Parlons de couleur. Dans les mains de Messiaen, elle assume un rôle plus fondamental que jamais, disait le compositeur George Benjamin dans une interview.
C’est absolument vrai. Il y a peu de gens qui connaissent Messiaen comme George Benjamin ! D’ailleurs, j’ai beau- coup échangé avec lui à son sujet pendant l’enregistrement. Les couleurs de Messiaen, je ne les vois pas mais je les ressens sous forme de texture, notamment à travers les sonorités de cloches qui pénètrent toute l’œuvre. J’adore le son des cloches. À une époque, je les ai même enregistrées pour les reconnaître à tel endroit ! Ce qui est fascinant, c’est la manière dont tous les sons s’harmonisent afin de créer l’impression d’une seule masse sonore entourée d’un halo. C’est ce que représente l’harmonie de Messiaen – un cluster de sons harmonieux et individuels. Si Schoenberg et Boulez voyaient dans les dissonances un outil de provocation, c’est tout l’inverse chez Messiaen, lui qui a dit n’avoir jamais écrit de dissonances de sa vie ! Et le devoir de l’interprète est d’arriver à organiser ces multitudes de timbres et de couleurs pour en faire un vitrail lumineux, de donner une consonance à ces accords riches et complexes.

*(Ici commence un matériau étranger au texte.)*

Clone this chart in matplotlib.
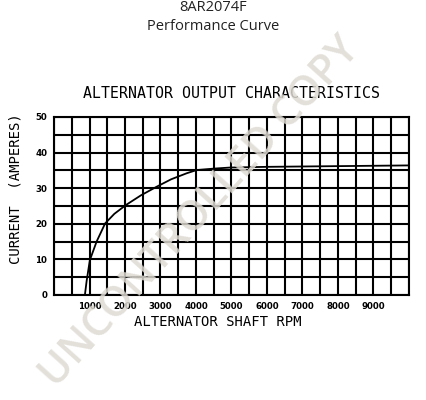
import numpy as np
from matplotlib import pyplot as plt

# curve
rpm = [870, 920, 1010, 1200, 1440, 1700, 2030, 2450, 2890, 3300, 3740, 4020,
       4500, 4960, 6000, 7000, 8000, 9000, 10000]
amps = [0, 4, 9.8, 15, 20.1, 22.8, 25.3, 28, 30.4, 32.5, 34.2, 35.1,
        35.5, 35.8, 36.0, 36.1, 36.2, 36.3, 36.4]

x_ticks = [1000, 2000, 3000, 4000, 5000, 6000, 7000, 8000, 9000]
y_ticks = [0, 10, 20, 30, 40, 50]

fig = plt.figure(figsize=(4.26, 4.0), dpi=100)
ax = fig.add_axes([0.1268, 0.2625, 0.833, 0.445])

ax.plot(rpm, amps, color='black', lw=1.3, zorder=3)

ax.set_xlim(0, 10000)
ax.set_ylim(0, 50)
ax.set_xticks(x_ticks)
ax.set_xticks(np.arange(0, 10001, 500), minor=True)
ax.set_yticks(y_ticks)
ax.set_yticks(np.arange(0, 51, 5), minor=True)
ax.grid(True, which='both', color='black', lw=1.5)
ax.tick_params(which='both', length=0, pad=5)
for lab in ax.get_xticklabels() + ax.get_yticklabels():
    lab.set_fontsize(6.2)
    lab.set_fontweight('bold')
    lab.set_family('DejaVu Sans')
for s in ax.spines.values():
    s.set_linewidth(1.5)

ax.set_xlabel('ALTERNATOR SHAFT RPM', fontsize=10, family='DejaVu Sans Mono')
ax.xaxis.set_label_coords(0.46, -0.112)
ax.set_ylabel('CURRENT  (AMPERES)', fontsize=10, family='DejaVu Sans Mono')
ax.yaxis.set_label_coords(-0.088, 0.6)
ax.set_title('ALTERNATOR OUTPUT CHARACTERISTICS', fontsize=10.7,
             family='DejaVu Sans Mono', pad=14)

fig.text(0.5, 1.0, '8AR2074F', ha='center', va='top', fontsize=10.5,
         family='Open Sans', color='#222222')
fig.text(0.5, 0.952, 'Performance Curve', ha='center', va='top', fontsize=10.5,
         family='Open Sans', color='#222222')

# watermark
fig.text(0.47, 0.47, 'UNCONTROLLED COPY', ha='center', va='center', rotation=48,
         fontsize=30, fontweight='semibold', family='Open Sans', color='#dedad3',
         alpha=0.85, zorder=10)

fig.savefig('out.png', dpi=100)
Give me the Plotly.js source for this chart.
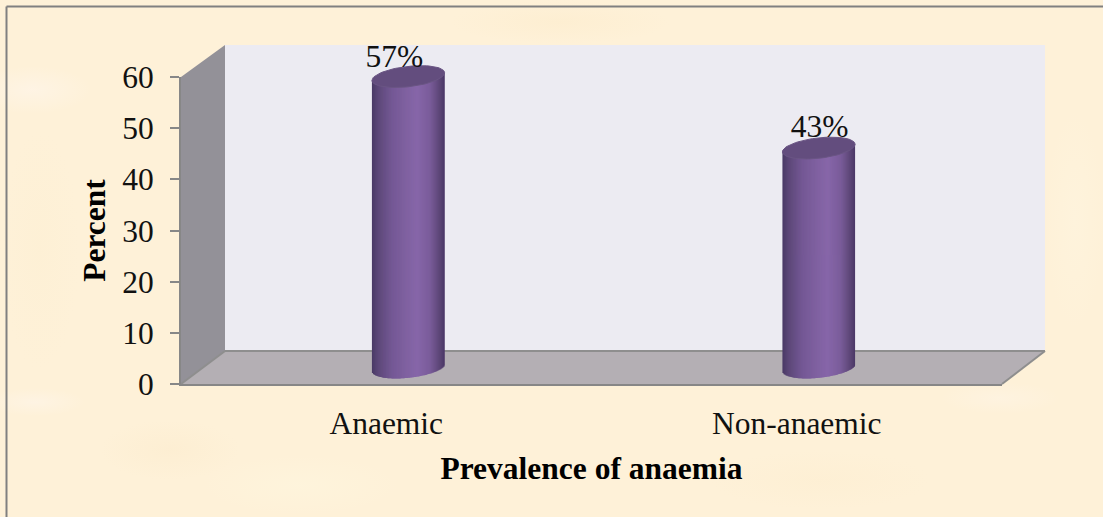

L’interprétation d’Yvonne Loriod a-t-elle une valeur absolue ?
J’ai une grande tendresse pour Yvonne Loriod, figure indissociable de la musique de Messiaen. De ses deux gravures, la deuxième m’a fortement marqué par sa technique supérieure et par son regard assez objectif. Je trouve fascinant l’écart entre ce qu’elle propose et ce qui est écrit sur la partition, surtout quand il s’agit du tempo. À mes yeux, toute indication sur la partition est subjective, y compris l’indication métronomique, peut-être l’élément le plus concret. Ce que l’on cherche, c’est un caractère, une identité, une émotion – un choix qui épouse un certain naturel. Les tempi d’Yvonne Loriod valent tout autant et m’ont permis de me sentir plus libre dans mes choix. J’aime cette diversité de tempi que l’on trouve dans les propositions des autres pianistes qui jouent les Vingt Regards.
À la différence des enregistrements de Béroff, Muraro et Aimard, vous avez choisi d’entourer les Vingt Regards d’hommages à Messiaen. Quelle est son influence sur des compositeurs ?
Elle est multiple. Le langage de Messiaen est si riche qu’il se propage partout, dans toutes les générations de compositeurs, d’après-guerre et d’aujourd’hui, et dans les approches musicales très différentes – celle de Boulez, celle de la musique spectrale. Son rôle a été déterminant dans l’histoire de la musique. Aujourd’hui, ses morceaux, d’une incroyable richesse, nous parlent tou- jours, comme c’est le cas des Vingt Regards. La force de cette œuvre est universelle.